▶ _Directions for this task_: Extract every line below that contains the word "diagram".
——————
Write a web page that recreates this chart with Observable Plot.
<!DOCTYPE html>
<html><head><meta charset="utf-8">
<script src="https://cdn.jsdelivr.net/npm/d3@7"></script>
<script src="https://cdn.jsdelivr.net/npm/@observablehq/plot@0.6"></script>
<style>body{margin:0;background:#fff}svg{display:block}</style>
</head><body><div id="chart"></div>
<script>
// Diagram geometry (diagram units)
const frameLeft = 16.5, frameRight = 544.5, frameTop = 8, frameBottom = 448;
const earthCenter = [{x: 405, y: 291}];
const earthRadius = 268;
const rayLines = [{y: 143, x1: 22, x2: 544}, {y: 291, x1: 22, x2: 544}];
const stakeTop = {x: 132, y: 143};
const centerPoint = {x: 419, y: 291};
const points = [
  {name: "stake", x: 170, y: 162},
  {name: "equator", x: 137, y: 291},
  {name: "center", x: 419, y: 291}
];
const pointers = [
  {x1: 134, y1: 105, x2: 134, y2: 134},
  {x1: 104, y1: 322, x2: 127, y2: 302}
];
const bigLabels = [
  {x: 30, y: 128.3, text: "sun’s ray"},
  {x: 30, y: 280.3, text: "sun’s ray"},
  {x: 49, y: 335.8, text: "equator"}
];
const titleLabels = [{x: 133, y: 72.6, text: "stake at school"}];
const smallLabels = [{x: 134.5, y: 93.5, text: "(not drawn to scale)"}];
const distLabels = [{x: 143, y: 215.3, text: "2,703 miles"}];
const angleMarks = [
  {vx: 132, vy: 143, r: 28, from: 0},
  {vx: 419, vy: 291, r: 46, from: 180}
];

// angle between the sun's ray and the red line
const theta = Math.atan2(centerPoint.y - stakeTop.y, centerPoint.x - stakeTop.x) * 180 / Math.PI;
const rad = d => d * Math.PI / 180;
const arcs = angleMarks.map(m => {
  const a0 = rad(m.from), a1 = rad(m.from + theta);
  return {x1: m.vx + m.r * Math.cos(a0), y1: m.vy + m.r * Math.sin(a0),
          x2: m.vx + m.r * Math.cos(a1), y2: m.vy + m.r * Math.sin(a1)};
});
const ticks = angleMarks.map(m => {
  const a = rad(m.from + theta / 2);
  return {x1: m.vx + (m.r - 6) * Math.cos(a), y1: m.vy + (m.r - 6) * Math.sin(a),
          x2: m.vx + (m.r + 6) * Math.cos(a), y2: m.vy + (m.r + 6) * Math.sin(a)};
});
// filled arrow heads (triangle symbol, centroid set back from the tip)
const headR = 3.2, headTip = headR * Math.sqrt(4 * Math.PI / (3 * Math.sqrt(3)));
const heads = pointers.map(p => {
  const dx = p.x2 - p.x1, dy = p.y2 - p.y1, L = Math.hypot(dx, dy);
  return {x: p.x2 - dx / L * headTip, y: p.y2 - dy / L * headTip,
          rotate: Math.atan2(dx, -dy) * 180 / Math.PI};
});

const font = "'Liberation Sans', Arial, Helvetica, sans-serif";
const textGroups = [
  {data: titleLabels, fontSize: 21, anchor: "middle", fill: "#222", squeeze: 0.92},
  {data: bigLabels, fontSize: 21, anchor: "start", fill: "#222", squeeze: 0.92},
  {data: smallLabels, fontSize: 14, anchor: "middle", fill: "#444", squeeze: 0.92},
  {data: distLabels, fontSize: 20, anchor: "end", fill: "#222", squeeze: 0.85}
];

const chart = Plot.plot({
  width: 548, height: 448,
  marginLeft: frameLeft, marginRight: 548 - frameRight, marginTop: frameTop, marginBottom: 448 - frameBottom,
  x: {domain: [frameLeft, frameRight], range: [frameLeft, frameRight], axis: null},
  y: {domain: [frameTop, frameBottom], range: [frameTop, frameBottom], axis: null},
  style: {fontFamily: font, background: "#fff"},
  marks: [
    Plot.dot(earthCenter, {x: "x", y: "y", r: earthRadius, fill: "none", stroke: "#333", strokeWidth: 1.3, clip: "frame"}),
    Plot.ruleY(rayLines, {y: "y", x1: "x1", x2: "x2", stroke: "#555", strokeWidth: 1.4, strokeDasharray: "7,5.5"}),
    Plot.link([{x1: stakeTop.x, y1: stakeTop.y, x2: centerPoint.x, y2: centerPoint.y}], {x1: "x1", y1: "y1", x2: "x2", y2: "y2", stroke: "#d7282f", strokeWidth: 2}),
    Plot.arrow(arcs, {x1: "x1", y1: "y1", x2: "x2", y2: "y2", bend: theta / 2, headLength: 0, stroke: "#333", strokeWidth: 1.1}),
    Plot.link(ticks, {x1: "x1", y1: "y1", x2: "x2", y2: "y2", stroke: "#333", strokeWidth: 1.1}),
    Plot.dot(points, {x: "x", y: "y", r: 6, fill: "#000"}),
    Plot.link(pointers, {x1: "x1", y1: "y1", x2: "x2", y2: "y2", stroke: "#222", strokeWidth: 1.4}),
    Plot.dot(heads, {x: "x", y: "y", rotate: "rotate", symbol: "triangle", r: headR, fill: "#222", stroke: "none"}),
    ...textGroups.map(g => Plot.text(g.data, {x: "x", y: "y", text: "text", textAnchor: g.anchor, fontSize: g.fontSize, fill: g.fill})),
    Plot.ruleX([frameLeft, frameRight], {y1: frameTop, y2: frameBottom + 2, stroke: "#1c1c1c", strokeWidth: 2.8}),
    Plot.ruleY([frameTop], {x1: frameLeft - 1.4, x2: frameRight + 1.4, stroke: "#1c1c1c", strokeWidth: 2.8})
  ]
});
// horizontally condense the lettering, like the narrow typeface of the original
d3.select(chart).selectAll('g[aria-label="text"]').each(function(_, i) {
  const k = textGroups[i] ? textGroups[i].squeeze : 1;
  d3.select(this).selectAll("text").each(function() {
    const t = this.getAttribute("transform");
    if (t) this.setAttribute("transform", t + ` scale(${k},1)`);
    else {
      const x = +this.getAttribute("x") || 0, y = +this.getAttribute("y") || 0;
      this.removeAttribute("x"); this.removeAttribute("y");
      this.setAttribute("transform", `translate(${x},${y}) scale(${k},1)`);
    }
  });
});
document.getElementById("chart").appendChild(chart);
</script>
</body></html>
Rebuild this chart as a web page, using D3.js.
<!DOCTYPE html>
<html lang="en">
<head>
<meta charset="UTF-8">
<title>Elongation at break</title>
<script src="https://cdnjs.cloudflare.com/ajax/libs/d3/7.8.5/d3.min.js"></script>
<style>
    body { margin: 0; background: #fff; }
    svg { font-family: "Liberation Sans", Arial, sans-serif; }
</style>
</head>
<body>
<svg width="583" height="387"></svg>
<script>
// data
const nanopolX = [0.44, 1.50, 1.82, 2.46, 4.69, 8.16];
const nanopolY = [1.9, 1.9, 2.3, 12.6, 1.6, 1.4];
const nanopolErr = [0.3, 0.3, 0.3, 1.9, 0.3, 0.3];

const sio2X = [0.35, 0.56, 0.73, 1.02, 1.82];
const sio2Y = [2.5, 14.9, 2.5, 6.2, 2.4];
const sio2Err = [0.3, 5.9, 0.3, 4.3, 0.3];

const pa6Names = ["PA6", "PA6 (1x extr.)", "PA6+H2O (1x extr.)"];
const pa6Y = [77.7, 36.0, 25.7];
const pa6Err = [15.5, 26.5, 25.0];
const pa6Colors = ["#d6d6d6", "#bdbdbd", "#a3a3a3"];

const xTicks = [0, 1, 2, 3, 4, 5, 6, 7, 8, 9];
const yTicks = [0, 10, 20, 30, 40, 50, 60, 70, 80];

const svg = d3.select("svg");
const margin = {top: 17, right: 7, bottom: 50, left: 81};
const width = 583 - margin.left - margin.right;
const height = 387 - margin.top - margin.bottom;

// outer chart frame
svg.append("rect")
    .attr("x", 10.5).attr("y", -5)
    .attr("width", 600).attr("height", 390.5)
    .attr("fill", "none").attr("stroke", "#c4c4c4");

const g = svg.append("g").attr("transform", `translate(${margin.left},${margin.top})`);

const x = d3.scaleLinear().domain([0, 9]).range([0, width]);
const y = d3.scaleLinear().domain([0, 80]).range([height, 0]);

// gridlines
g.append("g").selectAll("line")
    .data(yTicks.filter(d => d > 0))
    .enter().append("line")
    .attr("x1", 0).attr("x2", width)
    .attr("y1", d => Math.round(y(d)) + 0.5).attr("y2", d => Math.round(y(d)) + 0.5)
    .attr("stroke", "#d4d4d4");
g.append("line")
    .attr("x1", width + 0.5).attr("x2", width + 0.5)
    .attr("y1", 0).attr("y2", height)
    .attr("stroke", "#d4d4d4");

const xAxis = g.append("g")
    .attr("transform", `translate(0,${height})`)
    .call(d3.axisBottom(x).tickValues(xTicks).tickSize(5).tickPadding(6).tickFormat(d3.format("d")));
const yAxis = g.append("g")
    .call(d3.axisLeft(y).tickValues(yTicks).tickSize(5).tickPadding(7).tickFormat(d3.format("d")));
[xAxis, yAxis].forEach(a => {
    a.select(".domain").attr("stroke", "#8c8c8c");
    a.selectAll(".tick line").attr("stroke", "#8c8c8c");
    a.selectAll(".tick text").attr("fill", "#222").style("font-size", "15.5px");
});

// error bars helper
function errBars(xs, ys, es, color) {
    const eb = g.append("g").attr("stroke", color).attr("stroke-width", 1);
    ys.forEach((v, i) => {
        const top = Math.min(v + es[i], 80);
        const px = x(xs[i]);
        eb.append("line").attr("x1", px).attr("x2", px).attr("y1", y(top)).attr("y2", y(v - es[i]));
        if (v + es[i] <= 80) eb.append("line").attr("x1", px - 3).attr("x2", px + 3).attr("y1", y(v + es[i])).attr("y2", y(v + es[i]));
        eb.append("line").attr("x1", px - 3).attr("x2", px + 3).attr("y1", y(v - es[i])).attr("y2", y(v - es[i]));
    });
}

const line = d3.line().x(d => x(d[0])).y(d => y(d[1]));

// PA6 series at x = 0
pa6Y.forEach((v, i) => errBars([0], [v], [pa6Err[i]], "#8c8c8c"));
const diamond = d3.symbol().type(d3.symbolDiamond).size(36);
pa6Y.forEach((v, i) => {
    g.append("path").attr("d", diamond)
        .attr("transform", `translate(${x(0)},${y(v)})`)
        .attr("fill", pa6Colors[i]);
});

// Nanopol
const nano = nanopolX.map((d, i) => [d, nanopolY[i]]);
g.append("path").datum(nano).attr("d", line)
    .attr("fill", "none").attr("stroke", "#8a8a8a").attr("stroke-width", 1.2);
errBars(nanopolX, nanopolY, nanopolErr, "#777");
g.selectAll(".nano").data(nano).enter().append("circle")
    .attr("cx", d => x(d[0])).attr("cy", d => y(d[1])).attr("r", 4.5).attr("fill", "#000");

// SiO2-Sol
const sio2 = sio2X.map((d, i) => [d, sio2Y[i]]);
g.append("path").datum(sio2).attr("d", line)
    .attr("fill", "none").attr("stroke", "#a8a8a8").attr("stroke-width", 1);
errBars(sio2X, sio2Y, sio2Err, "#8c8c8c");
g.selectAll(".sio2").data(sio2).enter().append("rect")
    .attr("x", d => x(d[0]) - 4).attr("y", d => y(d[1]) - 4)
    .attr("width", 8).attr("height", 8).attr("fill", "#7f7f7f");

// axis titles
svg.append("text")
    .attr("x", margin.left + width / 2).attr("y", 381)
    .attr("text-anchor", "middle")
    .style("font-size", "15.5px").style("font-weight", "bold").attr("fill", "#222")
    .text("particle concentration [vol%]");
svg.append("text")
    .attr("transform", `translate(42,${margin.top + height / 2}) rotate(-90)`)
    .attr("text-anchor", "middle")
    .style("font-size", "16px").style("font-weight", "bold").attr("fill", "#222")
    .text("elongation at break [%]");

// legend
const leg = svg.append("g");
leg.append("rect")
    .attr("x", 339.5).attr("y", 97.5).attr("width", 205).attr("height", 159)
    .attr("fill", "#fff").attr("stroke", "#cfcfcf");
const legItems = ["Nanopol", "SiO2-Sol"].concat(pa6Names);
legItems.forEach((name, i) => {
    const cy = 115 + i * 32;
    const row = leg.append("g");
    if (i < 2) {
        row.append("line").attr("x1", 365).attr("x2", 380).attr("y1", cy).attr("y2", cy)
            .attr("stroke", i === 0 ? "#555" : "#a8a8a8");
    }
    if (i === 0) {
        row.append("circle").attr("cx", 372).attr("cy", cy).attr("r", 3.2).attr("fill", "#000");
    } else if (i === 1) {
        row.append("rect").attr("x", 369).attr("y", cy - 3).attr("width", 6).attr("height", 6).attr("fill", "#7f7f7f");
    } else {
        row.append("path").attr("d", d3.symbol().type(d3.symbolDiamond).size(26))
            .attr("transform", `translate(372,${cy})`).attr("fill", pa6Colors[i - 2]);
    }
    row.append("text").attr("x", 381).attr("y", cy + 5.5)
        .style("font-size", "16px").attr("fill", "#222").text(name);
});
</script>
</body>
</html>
——————
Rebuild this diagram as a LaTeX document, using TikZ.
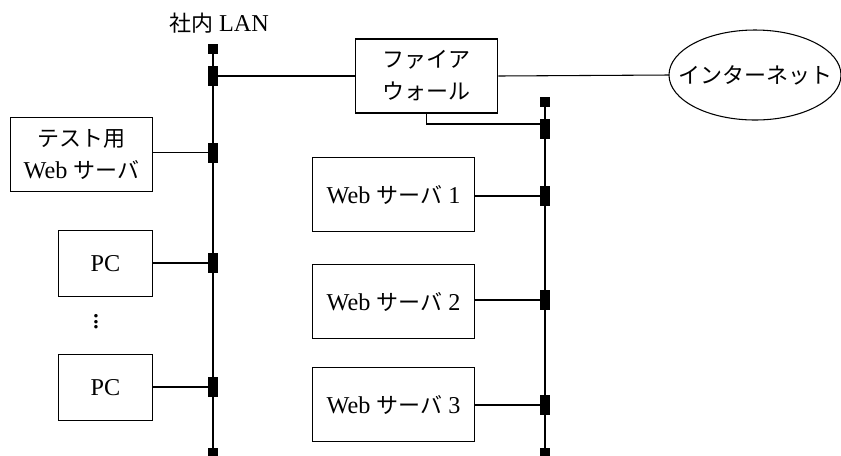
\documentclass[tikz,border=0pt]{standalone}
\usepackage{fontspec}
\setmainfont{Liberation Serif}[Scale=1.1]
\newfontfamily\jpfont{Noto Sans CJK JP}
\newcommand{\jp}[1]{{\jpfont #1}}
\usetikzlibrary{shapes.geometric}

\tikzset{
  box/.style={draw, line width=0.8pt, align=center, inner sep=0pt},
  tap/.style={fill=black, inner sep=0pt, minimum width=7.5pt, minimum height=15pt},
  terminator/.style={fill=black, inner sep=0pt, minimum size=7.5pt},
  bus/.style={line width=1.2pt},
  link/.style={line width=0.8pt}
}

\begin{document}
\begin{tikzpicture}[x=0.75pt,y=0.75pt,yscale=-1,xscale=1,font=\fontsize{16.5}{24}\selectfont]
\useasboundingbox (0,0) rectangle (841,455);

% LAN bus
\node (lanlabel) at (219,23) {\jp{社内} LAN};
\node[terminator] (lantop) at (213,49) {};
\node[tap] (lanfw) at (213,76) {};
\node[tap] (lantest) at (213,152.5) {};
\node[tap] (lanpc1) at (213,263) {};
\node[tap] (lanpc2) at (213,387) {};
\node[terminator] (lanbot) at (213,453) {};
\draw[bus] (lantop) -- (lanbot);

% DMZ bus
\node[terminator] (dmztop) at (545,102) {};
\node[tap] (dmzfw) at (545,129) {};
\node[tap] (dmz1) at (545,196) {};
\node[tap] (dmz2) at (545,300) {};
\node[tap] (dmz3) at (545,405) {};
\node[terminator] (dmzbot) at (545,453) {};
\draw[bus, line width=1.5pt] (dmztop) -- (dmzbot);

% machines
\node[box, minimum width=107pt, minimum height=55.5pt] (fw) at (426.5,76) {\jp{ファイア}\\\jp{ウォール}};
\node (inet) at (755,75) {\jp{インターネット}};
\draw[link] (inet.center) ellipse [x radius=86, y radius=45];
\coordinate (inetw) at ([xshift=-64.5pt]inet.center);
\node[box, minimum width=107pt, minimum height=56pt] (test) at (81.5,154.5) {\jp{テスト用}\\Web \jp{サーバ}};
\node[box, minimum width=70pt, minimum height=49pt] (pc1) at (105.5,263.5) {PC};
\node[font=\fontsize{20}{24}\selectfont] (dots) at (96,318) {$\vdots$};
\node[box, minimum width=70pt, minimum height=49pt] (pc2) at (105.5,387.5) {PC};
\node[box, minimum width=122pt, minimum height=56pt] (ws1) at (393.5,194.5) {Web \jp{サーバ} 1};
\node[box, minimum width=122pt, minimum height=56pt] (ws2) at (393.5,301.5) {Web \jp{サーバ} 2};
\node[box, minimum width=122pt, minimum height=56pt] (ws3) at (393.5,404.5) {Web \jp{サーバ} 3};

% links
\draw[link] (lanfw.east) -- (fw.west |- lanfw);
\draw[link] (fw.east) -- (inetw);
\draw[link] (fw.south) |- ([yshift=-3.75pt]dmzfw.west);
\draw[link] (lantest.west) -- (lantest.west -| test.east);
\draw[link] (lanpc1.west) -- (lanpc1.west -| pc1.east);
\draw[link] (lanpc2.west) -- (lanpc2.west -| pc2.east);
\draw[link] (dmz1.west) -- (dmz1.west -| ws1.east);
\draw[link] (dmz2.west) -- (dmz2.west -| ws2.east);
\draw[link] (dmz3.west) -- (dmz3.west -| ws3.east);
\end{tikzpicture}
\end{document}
——————
▶ _Response to the exercise_:
// Diagram geometry (diagram units)
Rebuild this diagram as a LaTeX document, using TikZ.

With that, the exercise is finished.